◆ COLLECTED MATERIAL ◆

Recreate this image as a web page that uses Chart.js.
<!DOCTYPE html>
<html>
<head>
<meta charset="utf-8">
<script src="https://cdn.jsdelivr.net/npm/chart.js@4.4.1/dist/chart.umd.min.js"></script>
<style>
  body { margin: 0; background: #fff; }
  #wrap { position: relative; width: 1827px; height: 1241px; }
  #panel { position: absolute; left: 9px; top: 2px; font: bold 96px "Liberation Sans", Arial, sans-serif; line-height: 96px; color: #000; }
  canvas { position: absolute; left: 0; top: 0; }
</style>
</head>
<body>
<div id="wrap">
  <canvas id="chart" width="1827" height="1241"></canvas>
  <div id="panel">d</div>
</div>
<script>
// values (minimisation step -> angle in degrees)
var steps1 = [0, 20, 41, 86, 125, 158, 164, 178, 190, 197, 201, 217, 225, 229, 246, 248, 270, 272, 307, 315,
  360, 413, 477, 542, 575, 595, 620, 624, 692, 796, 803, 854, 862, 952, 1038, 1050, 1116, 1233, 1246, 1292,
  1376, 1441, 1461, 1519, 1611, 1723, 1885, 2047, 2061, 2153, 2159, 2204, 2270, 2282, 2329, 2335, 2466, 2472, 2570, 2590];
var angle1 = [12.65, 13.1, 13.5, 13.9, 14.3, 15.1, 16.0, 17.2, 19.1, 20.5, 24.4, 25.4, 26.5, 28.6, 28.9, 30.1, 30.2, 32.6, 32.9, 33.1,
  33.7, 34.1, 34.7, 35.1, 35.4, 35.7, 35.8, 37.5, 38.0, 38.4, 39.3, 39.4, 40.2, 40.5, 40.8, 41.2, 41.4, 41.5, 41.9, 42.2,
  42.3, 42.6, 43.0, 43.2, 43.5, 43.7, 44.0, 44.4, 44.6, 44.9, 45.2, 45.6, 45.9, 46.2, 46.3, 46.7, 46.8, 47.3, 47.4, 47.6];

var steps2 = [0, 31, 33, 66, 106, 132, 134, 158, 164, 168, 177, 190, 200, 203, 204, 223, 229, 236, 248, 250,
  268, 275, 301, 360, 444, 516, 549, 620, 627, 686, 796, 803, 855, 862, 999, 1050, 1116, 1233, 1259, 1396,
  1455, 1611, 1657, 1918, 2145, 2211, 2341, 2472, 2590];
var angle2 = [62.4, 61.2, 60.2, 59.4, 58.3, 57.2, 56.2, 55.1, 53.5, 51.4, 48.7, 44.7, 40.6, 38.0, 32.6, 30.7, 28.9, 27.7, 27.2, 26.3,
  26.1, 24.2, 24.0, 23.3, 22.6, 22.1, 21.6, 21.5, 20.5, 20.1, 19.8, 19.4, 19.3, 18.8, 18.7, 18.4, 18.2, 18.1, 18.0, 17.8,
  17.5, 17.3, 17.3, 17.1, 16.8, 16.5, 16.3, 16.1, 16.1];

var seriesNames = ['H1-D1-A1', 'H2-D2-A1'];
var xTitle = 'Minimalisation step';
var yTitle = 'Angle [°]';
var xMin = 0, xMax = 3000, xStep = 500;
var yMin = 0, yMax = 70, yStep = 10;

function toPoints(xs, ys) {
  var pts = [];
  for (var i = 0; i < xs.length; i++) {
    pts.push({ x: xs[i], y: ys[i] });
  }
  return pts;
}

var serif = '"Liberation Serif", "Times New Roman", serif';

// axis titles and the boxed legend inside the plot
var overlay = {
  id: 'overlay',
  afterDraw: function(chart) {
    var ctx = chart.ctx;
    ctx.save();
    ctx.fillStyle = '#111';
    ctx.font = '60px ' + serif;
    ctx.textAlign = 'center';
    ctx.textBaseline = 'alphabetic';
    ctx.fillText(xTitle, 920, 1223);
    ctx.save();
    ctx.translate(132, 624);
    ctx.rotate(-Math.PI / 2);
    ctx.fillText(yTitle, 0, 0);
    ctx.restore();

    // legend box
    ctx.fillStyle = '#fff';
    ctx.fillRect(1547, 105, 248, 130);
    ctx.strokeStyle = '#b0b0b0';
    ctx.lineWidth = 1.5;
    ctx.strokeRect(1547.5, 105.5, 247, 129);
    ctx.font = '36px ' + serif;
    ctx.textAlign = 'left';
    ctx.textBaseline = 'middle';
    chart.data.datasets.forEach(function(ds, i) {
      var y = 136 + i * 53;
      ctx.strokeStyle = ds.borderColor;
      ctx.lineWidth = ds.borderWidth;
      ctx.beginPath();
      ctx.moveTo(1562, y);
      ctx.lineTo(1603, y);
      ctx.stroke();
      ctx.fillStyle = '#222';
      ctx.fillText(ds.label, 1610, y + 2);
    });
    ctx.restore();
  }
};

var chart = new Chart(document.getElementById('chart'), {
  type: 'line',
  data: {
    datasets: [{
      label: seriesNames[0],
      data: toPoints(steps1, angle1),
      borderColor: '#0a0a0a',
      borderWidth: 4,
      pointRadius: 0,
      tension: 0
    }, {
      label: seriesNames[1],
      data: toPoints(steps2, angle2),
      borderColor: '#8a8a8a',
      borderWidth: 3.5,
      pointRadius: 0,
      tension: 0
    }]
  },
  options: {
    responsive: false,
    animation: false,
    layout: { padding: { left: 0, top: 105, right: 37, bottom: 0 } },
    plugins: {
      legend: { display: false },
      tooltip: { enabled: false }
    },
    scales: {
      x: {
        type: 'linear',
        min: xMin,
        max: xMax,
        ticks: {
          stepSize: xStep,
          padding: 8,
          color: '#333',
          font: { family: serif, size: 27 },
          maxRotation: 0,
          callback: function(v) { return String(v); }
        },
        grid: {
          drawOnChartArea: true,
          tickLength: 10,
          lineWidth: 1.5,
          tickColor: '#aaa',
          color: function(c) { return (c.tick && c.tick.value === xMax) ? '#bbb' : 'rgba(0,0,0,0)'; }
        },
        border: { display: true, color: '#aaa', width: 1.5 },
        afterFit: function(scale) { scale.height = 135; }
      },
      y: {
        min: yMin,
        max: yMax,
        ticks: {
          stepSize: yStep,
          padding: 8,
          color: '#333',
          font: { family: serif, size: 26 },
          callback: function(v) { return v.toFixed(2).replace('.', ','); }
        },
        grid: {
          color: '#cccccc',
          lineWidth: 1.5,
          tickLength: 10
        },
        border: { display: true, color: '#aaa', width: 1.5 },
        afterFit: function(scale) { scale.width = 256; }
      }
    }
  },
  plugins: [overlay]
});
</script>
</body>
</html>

◆ WHAT TO PRODUCE ◆
Copy out the data shown above without altering anything.

◆ EXERCISE RESPONSE ◆
Recreate this image as a web page that uses Chart.js.
<!DOCTYPE html>
<html>
<head>
<meta charset="utf-8">
<script src="https://cdn.jsdelivr.net/npm/chart.js@4.4.1/dist/chart.umd.min.js"></script>
<style>
  body { margin: 0; background: #fff; }
  #wrap { position: relative; width: 1827px; height: 1241px; }
  #panel { position: absolute; left: 9px; top: 2px; font: bold 96px "Liberation Sans", Arial, sans-serif; line-height: 96px; color: #000; }
  canvas { position: absolute; left: 0; top: 0; }
</style>
</head>
<body>
<div id="wrap">
  <canvas id="chart" width="1827" height="1241"></canvas>
  <div id="panel">d</div>
</div>
<script>
// values (minimisation step -> angle in degrees)
var steps1 = [0, 20, 41, 86, 125, 158, 164, 178, 190, 197, 201, 217, 225, 229, 246, 248, 270, 272, 307, 315,
  360, 413, 477, 542, 575, 595, 620, 624, 692, 796, 803, 854, 862, 952, 1038, 1050, 1116, 1233, 1246, 1292,
  1376, 1441, 1461, 1519, 1611, 1723, 1885, 2047, 2061, 2153, 2159, 2204, 2270, 2282, 2329, 2335, 2466, 2472, 2570, 2590];
var angle1 = [12.65, 13.1, 13.5, 13.9, 14.3, 15.1, 16.0, 17.2, 19.1, 20.5, 24.4, 25.4, 26.5, 28.6, 28.9, 30.1, 30.2, 32.6, 32.9, 33.1,
  33.7, 34.1, 34.7, 35.1, 35.4, 35.7, 35.8, 37.5, 38.0, 38.4, 39.3, 39.4, 40.2, 40.5, 40.8, 41.2, 41.4, 41.5, 41.9, 42.2,
  42.3, 42.6, 43.0, 43.2, 43.5, 43.7, 44.0, 44.4, 44.6, 44.9, 45.2, 45.6, 45.9, 46.2, 46.3, 46.7, 46.8, 47.3, 47.4, 47.6];

var steps2 = [0, 31, 33, 66, 106, 132, 134, 158, 164, 168, 177, 190, 200, 203, 204, 223, 229, 236, 248, 250,
  268, 275, 301, 360, 444, 516, 549, 620, 627, 686, 796, 803, 855, 862, 999, 1050, 1116, 1233, 1259, 1396,
  1455, 1611, 1657, 1918, 2145, 2211, 2341, 2472, 2590];
var angle2 = [62.4, 61.2, 60.2, 59.4, 58.3, 57.2, 56.2, 55.1, 53.5, 51.4, 48.7, 44.7, 40.6, 38.0, 32.6, 30.7, 28.9, 27.7, 27.2, 26.3,
  26.1, 24.2, 24.0, 23.3, 22.6, 22.1, 21.6, 21.5, 20.5, 20.1, 19.8, 19.4, 19.3, 18.8, 18.7, 18.4, 18.2, 18.1, 18.0, 17.8,
  17.5, 17.3, 17.3, 17.1, 16.8, 16.5, 16.3, 16.1, 16.1];

var seriesNames = ['H1-D1-A1', 'H2-D2-A1'];
var xTitle = 'Minimalisation step';
var yTitle = 'Angle [°]';
var xMin = 0, xMax = 3000, xStep = 500;
var yMin = 0, yMax = 70, yStep = 10;

function toPoints(xs, ys) {
  var pts = [];
  for (var i = 0; i < xs.length; i++) {
    pts.push({ x: xs[i], y: ys[i] });
  }
  return pts;
}

var serif = '"Liberation Serif", "Times New Roman", serif';

// axis titles and the boxed legend inside the plot
var overlay = {
  id: 'overlay',
  afterDraw: function(chart) {
    var ctx = chart.ctx;
    ctx.save();
    ctx.fillStyle = '#111';
    ctx.font = '60px ' + serif;
    ctx.textAlign = 'center';
    ctx.textBaseline = 'alphabetic';
    ctx.fillText(xTitle, 920, 1223);
    ctx.save();
    ctx.translate(132, 624);
    ctx.rotate(-Math.PI / 2);
    ctx.fillText(yTitle, 0, 0);
    ctx.restore();

    // legend box
    ctx.fillStyle = '#fff';
    ctx.fillRect(1547, 105, 248, 130);
    ctx.strokeStyle = '#b0b0b0';
    ctx.lineWidth = 1.5;
    ctx.strokeRect(1547.5, 105.5, 247, 129);
    ctx.font = '36px ' + serif;
    ctx.textAlign = 'left';
    ctx.textBaseline = 'middle';
    chart.data.datasets.forEach(function(ds, i) {
      var y = 136 + i * 53;
      ctx.strokeStyle = ds.borderColor;
      ctx.lineWidth = ds.borderWidth;
      ctx.beginPath();
      ctx.moveTo(1562, y);
      ctx.lineTo(1603, y);
      ctx.stroke();
      ctx.fillStyle = '#222';
      ctx.fillText(ds.label, 1610, y + 2);
    });
    ctx.restore();
  }
};

var chart = new Chart(document.getElementById('chart'), {
  type: 'line',
  data: {
    datasets: [{
      label: seriesNames[0],
      data: toPoints(steps1, angle1),
      borderColor: '#0a0a0a',
      borderWidth: 4,
      pointRadius: 0,
      tension: 0
    }, {
      label: seriesNames[1],
      data: toPoints(steps2, angle2),
      borderColor: '#8a8a8a',
      borderWidth: 3.5,
      pointRadius: 0,
      tension: 0
    }]
  },
  options: {
    responsive: false,
    animation: false,
    layout: { padding: { left: 0, top: 105, right: 37, bottom: 0 } },
    plugins: {
      legend: { display: false },
      tooltip: { enabled: false }
    },
    scales: {
      x: {
        type: 'linear',
        min: xMin,
        max: xMax,
        ticks: {
          stepSize: xStep,
          padding: 8,
          color: '#333',
          font: { family: serif, size: 27 },
          maxRotation: 0,
          callback: function(v) { return String(v); }
        },
        grid: {
          drawOnChartArea: true,
          tickLength: 10,
          lineWidth: 1.5,
          tickColor: '#aaa',
          color: function(c) { return (c.tick && c.tick.value === xMax) ? '#bbb' : 'rgba(0,0,0,0)'; }
        },
        border: { display: true, color: '#aaa', width: 1.5 },
        afterFit: function(scale) { scale.height = 135; }
      },
      y: {
        min: yMin,
        max: yMax,
        ticks: {
          stepSize: yStep,
          padding: 8,
          color: '#333',
          font: { family: serif, size: 26 },
          callback: function(v) { return v.toFixed(2).replace('.', ','); }
        },
        grid: {
          color: '#cccccc',
          lineWidth: 1.5,
          tickLength: 10
        },
        border: { display: true, color: '#aaa', width: 1.5 },
        afterFit: function(scale) { scale.width = 256; }
      }
    }
  },
  plugins: [overlay]
});
</script>
</body>
</html>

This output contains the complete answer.